Giant fast food chain McDonald's has pledged to sell only chickens raised 'humanely' by 2024, in a bid to 'enhance' animal welfare.
McDonald's senior director Bruce Feinberg made the announcement on Medium, revealing the new guidelines in a piece titled A Legacy of Action: Enhancing Animal Welfare at McDonald's.
Among the new 'bird-friendly' standards, McDonald's will allow chickens access to perches, clean coops, peaceful suffocation instead of live slaughter, and pen-to-plate monitoring to ensure birds aren't injured during their growth.
Feinberg goes as far as to say that this will 'enable the scale and scope of [their] global supply chain to drive impactful change on key societal issues'.
"We believe these new commitments provide the ability to drive and measure continuous improvement for the health and welfare of chickens," wrote Feinberg.
Under the chain's updated guidelines, suppliers such as Tyson Foods Inc. and Cargill Inc. must comply by 2024 with the new rules.
"I think it’s one of the most comprehensive programs that I’ve seen for chickens," said livestock researcher Temple Grandin, who pioneered humane slaughterhouse practices and works with McDonald's.
The fast food giant, however, will not raise menu prices as a result of its new guidelines.
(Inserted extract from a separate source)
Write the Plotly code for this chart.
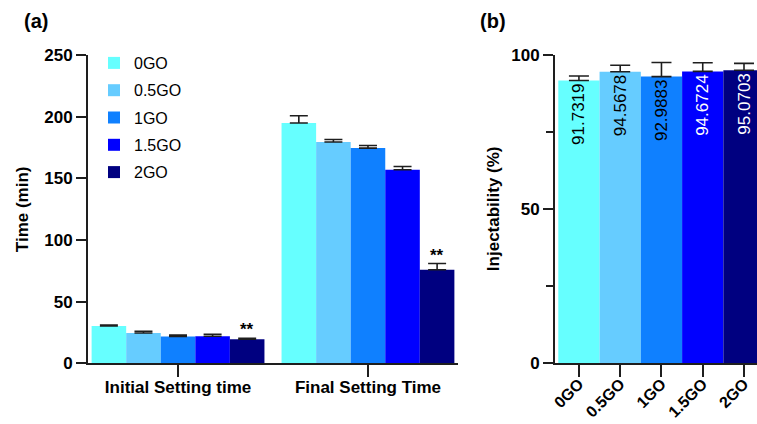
import plotly.graph_objects as go

# ---- data ----
groups = ["0GO", "0.5GO", "1GO", "1.5GO", "2GO"]
colors = ["#66FFFF", "#66CCFF", "#0F80FF", "#0000FF", "#000080"]

phases = ["Initial Setting time", "Final Setting Time"]
initial_time = [30.2, 24.6, 21.7, 21.9, 19.5]
initial_err = [0.9, 1.4, 1.2, 1.6, 0.8]
final_time = [194.9, 179.4, 174.5, 157.0, 75.8]
final_err = [5.8, 2.1, 2.1, 2.6, 5.1]

injectability = [91.7319, 94.5678, 92.9883, 94.6724, 95.0703]
inject_err = [1.45, 2.1, 4.6, 2.8, 2.2]
label_colors = ["black", "black", "black", "white", "white"]

FONT = "Liberation Sans, Arial, sans-serif"
AXC = "#1e1e1e"

fig = go.Figure()

# ---- panel (a): grouped setting-time bars ----
group_w = 0.91
bar_w = group_w / len(groups)
for i, g in enumerate(groups):
    fig.add_trace(go.Bar(
        x=[0, 1],
        y=[initial_time[i], final_time[i]],
        name=g,
        width=bar_w,
        offset=-group_w / 2 + i * bar_w,
        marker=dict(color=colors[i], line=dict(width=0)),
        error_y=dict(type="data", symmetric=False,
                     array=[initial_err[i], final_err[i]],
                     arrayminus=[0, 0],
                     color=AXC, thickness=1.6, width=9),
        legendgroup=g,
        xaxis="x", yaxis="y",
    ))

# ---- panel (b): injectability bars ----
fig.add_trace(go.Bar(
    x=list(range(len(groups))),
    y=injectability,
    width=1.0,
    marker=dict(color=colors, line=dict(width=0)),
    error_y=dict(type="data", symmetric=False, array=inject_err,
                 arrayminus=[0] * len(groups),
                 color=AXC, thickness=1.6, width=10),
    texttemplate="%{y:.4f}",
    textposition="inside",
    insidetextanchor="end",
    textangle=-90,
    textfont=dict(family=FONT, size=17, color=label_colors),
    showlegend=False,
    xaxis="x2", yaxis="y2",
))

axis_common = dict(showline=True, linewidth=2, linecolor=AXC,
                   ticks="outside", tickwidth=2, tickcolor=AXC,
                   showgrid=False, zeroline=False, automargin=False)
bold17 = dict(family=FONT, size=17, color="black", weight="bold")

y_dom = [60.7 / 424, 369 / 424]

fig.update_layout(
    width=757, height=424,
    margin=dict(l=0, r=0, t=0, b=0),
    paper_bgcolor="white", plot_bgcolor="white",
    barmode="overlay",
    font=dict(family=FONT, color="black"),
    xaxis=dict(domain=[88 / 757, 458 / 757], range=[-0.474, 1.474],
               tickvals=[0, 1], ticktext=phases, ticklen=12,
               ticklabelstandoff=-5,
               tickfont=bold17, **axis_common),
    yaxis=dict(domain=y_dom, range=[0, 250], dtick=50, ticklen=10,
               tickfont=bold17, **axis_common),
    xaxis2=dict(domain=[555 / 757, 1.0], range=[-0.58, 4.315],
                tickvals=list(range(len(groups))), ticktext=groups,
                tickangle=-45, ticklen=12, anchor="y2",
                ticklabelstandoff=-9,
                tickfont=dict(family=FONT, size=16, color="black", weight="bold"),
                **axis_common),
    yaxis2=dict(domain=y_dom, range=[0, 100], dtick=50, ticklen=10,
                anchor="x2", tickfont=bold17,
                minor=dict(dtick=25, ticks="outside", ticklen=7,
                           tickwidth=2, tickcolor=AXC),
                **axis_common),
    legend=dict(x=94 / 757, y=1 - 46 / 424, xanchor="left", yanchor="top",
                font=dict(family=FONT, size=16, color="black"),
                bgcolor="rgba(0,0,0,0)", tracegroupgap=3.5,
                traceorder="grouped"),
)

annotations = [
    dict(text="<b>(a)</b>", x=22 / 757, y=1 - 21 / 424, xref="paper", yref="paper",
         xanchor="left", yanchor="middle", showarrow=False,
         font=dict(family=FONT, size=20)),
    dict(text="<b>(b)</b>", x=478 / 757, y=1 - 21 / 424, xref="paper", yref="paper",
         xanchor="left", yanchor="middle", showarrow=False,
         font=dict(family=FONT, size=20)),
    dict(text="<b>Time (min)</b>", x=22 / 757, y=sum(y_dom) / 2,
         xref="paper", yref="paper", textangle=-90, showarrow=False,
         xanchor="center", yanchor="middle", font=dict(family=FONT, size=17)),
    dict(text="<b>Injectability (%)</b>", x=493 / 757, y=sum(y_dom) / 2,
         xref="paper", yref="paper", textangle=-90, showarrow=False,
         xanchor="center", yanchor="middle", font=dict(family=FONT, size=17)),
]
# significance marks over the 2GO bars
star_x = -group_w / 2 + 4 * bar_w + bar_w / 2
for k, (v, e) in enumerate([(initial_time[4], initial_err[4]), (final_time[4], final_err[4])]):
    annotations.append(dict(text="<b>**</b>", x=k + star_x, y=v + e, xref="x", yref="y",
                            xanchor="center", yanchor="bottom", yshift=-3,
                            showarrow=False, font=dict(family=FONT, size=17)))
fig.update_layout(annotations=annotations)

fig.write_html("out.html")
Now, what I don't understand is how 'humane', 'killing', and 'animal welfare' can all be part of the same sentence.
The mere concept of 'humanely-raised' chickens - an obvious oxymoron - is one of the biggest lies the meat industry is selling.
But there is absolutely nothing humane about the flesh of chickens who have had a thing or two improved in their miserable lives. They still get tortured, murdered, and churned into McNuggets.
So say it with me: there is no such thing as humane slaughter.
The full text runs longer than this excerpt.